# Dataset extract
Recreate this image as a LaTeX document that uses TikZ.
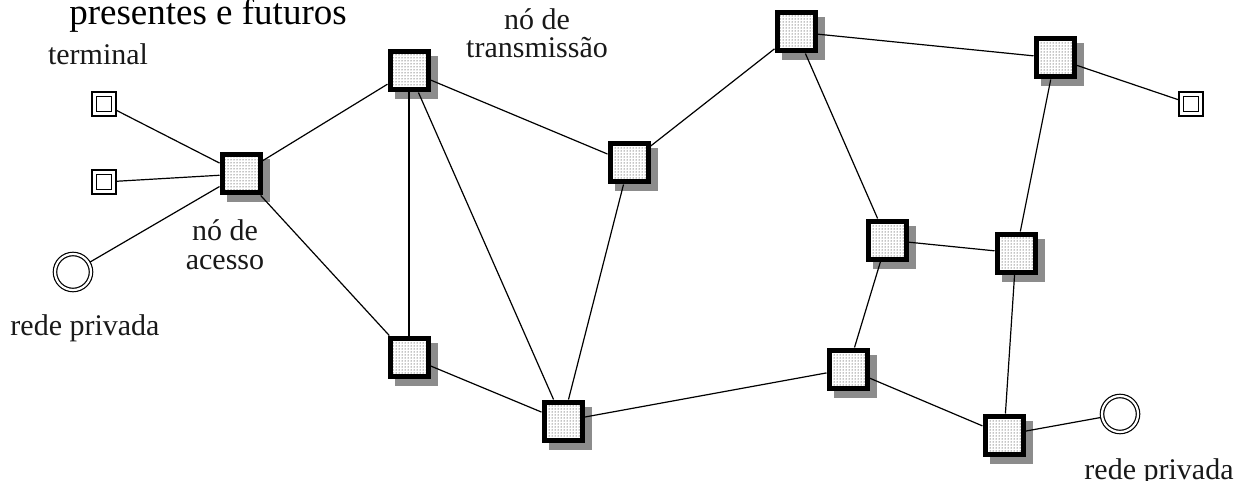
\documentclass[tikz,border=0pt]{standalone}
\usepackage{fontspec}
\setmainfont{Liberation Serif}
\usetikzlibrary{patterns,calc}
\pgfdeclarelayer{shadowlayer}
\pgfdeclarelayer{edgelayer}
\pgfsetlayers{shadowlayer,edgelayer,main}
\definecolor{shadowgray}{RGB}{140,140,140}
\begin{document}
\begin{tikzpicture}[x=1pt,y=-1pt,
  netbox/.style={rectangle, draw=black, line width=5pt, inner sep=0pt, minimum size=38pt,
    preaction={fill=white}, pattern=dots, pattern color=black},
  termbox/.style={rectangle, draw=black, double, line width=1.4pt, double distance=3pt,
    inner sep=0pt, minimum size=19.5pt},
  privnet/.style={circle, draw=black, double, line width=1.2pt, double distance=2.2pt,
    inner sep=0pt, minimum size=36pt},
  link/.style={draw=black, line width=1.2pt},
  lbl/.style={font=\fontsize{30}{34}\selectfont, anchor=base, inner sep=0pt, text=black!90},
  bigl/.style={font=\fontsize{37}{42}\selectfont, anchor=base, inner sep=0pt}
]
\useasboundingbox (0,0) rectangle (1244,481);

% network nodes
\node[netbox] (A)  at (241,174) {};
\node[netbox] (T1) at (409,71) {};
\node[netbox] (B)  at (409,357) {};
\node[netbox] (C)  at (563,421) {};
\node[netbox] (D)  at (629,163) {};
\node[netbox] (E)  at (796,32) {};
\node[netbox] (F)  at (1055,58) {};
\node[netbox] (G)  at (887,240) {};
\node[netbox] (H)  at (1016,253) {};
\node[netbox] (I)  at (848,369) {};
\node[netbox] (J)  at (1004,435) {};

% terminals and private networks
\node[termbox] (t1) at (104,104) {};
\node[termbox] (t2) at (104,182) {};
\node[termbox] (t3) at (1191,104) {};
\node[privnet] (p1) at (73,272) {};
\node[privnet] (p2) at (1120,414) {};

% shadows
\begin{pgfonlayer}{shadowlayer}
\foreach \n in {A,T1,B,C,D,E,F,G,H,I,J}
  \fill[shadowgray] ($(\n.south west)+(7,7)$) rectangle ($(\n.north east)+(7,7)$);
\end{pgfonlayer}

% links
\begin{pgfonlayer}{edgelayer}
\path[link] (t1) -- (A);
\path[link] (t2) -- (A);
\path[link] (p1) -- (A);
\path[link] (A) -- (T1);
\path[link] (A) -- (B);
\path[link] (T1) -- (B);
\path[link] (T1) -- (C);
\path[link] (T1) -- (D);
\path[link] (B) -- (C);
\path[link] (D) -- (C);
\path[link] (D) -- (E);
\path[link] (E) -- (F);
\path[link] (E) -- (G);
\path[link] (F) -- (t3);
\path[link] (F) -- (H);
\path[link] (G) -- (H);
\path[link] (G) -- (I);
\path[link] (I) -- (C);
\path[link] (I) -- (J);
\path[link] (H) -- (J);
\path[link] (J) -- (p2);
\end{pgfonlayer}

% labels
\node[bigl] (title) at (208,25) {presentes e futuros};
\node[lbl] (lterm) at (98,65) {terminal};
\node[lbl] (lacc1) at (225,240) {nó de};
\node[lbl] (lacc2) at (225,269) {acesso};
\node[lbl] (ltr1) at (537,30) {nó de};
\node[lbl] (ltr2) at (537,58) {transmissão};
\node[lbl] (lp1) at (85,335) {rede privada};
\node[lbl] (lp2) at (1159,479) {rede privada};
\end{tikzpicture}
\end{document}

# Written instruction
Quote the data above in full and without alteration; skip the pictures.

# Exercise result
Recreate this image as a LaTeX document that uses TikZ.
\documentclass[tikz,border=0pt]{standalone}
\usepackage{fontspec}
\setmainfont{Liberation Serif}
\usetikzlibrary{patterns,calc}
\pgfdeclarelayer{shadowlayer}
\pgfdeclarelayer{edgelayer}
\pgfsetlayers{shadowlayer,edgelayer,main}
\definecolor{shadowgray}{RGB}{140,140,140}
\begin{document}
\begin{tikzpicture}[x=1pt,y=-1pt,
  netbox/.style={rectangle, draw=black, line width=5pt, inner sep=0pt, minimum size=38pt,
    preaction={fill=white}, pattern=dots, pattern color=black},
  termbox/.style={rectangle, draw=black, double, line width=1.4pt, double distance=3pt,
    inner sep=0pt, minimum size=19.5pt},
  privnet/.style={circle, draw=black, double, line width=1.2pt, double distance=2.2pt,
    inner sep=0pt, minimum size=36pt},
  link/.style={draw=black, line width=1.2pt},
  lbl/.style={font=\fontsize{30}{34}\selectfont, anchor=base, inner sep=0pt, text=black!90},
  bigl/.style={font=\fontsize{37}{42}\selectfont, anchor=base, inner sep=0pt}
]
\useasboundingbox (0,0) rectangle (1244,481);

% network nodes
\node[netbox] (A)  at (241,174) {};
\node[netbox] (T1) at (409,71) {};
\node[netbox] (B)  at (409,357) {};
\node[netbox] (C)  at (563,421) {};
\node[netbox] (D)  at (629,163) {};
\node[netbox] (E)  at (796,32) {};
\node[netbox] (F)  at (1055,58) {};
\node[netbox] (G)  at (887,240) {};
\node[netbox] (H)  at (1016,253) {};
\node[netbox] (I)  at (848,369) {};
\node[netbox] (J)  at (1004,435) {};

% terminals and private networks
\node[termbox] (t1) at (104,104) {};
\node[termbox] (t2) at (104,182) {};
\node[termbox] (t3) at (1191,104) {};
\node[privnet] (p1) at (73,272) {};
\node[privnet] (p2) at (1120,414) {};

% shadows
\begin{pgfonlayer}{shadowlayer}
\foreach \n in {A,T1,B,C,D,E,F,G,H,I,J}
  \fill[shadowgray] ($(\n.south west)+(7,7)$) rectangle ($(\n.north east)+(7,7)$);
\end{pgfonlayer}

% links
\begin{pgfonlayer}{edgelayer}
\path[link] (t1) -- (A);
\path[link] (t2) -- (A);
\path[link] (p1) -- (A);
\path[link] (A) -- (T1);
\path[link] (A) -- (B);
\path[link] (T1) -- (B);
\path[link] (T1) -- (C);
\path[link] (T1) -- (D);
\path[link] (B) -- (C);
\path[link] (D) -- (C);
\path[link] (D) -- (E);
\path[link] (E) -- (F);
\path[link] (E) -- (G);
\path[link] (F) -- (t3);
\path[link] (F) -- (H);
\path[link] (G) -- (H);
\path[link] (G) -- (I);
\path[link] (I) -- (C);
\path[link] (I) -- (J);
\path[link] (H) -- (J);
\path[link] (J) -- (p2);
\end{pgfonlayer}

% labels
\node[bigl] (title) at (208,25) {presentes e futuros};
\node[lbl] (lterm) at (98,65) {terminal};
\node[lbl] (lacc1) at (225,240) {nó de};
\node[lbl] (lacc2) at (225,269) {acesso};
\node[lbl] (ltr1) at (537,30) {nó de};
\node[lbl] (ltr2) at (537,58) {transmissão};
\node[lbl] (lp1) at (85,335) {rede privada};
\node[lbl] (lp2) at (1159,479) {rede privada};
\end{tikzpicture}
\end{document}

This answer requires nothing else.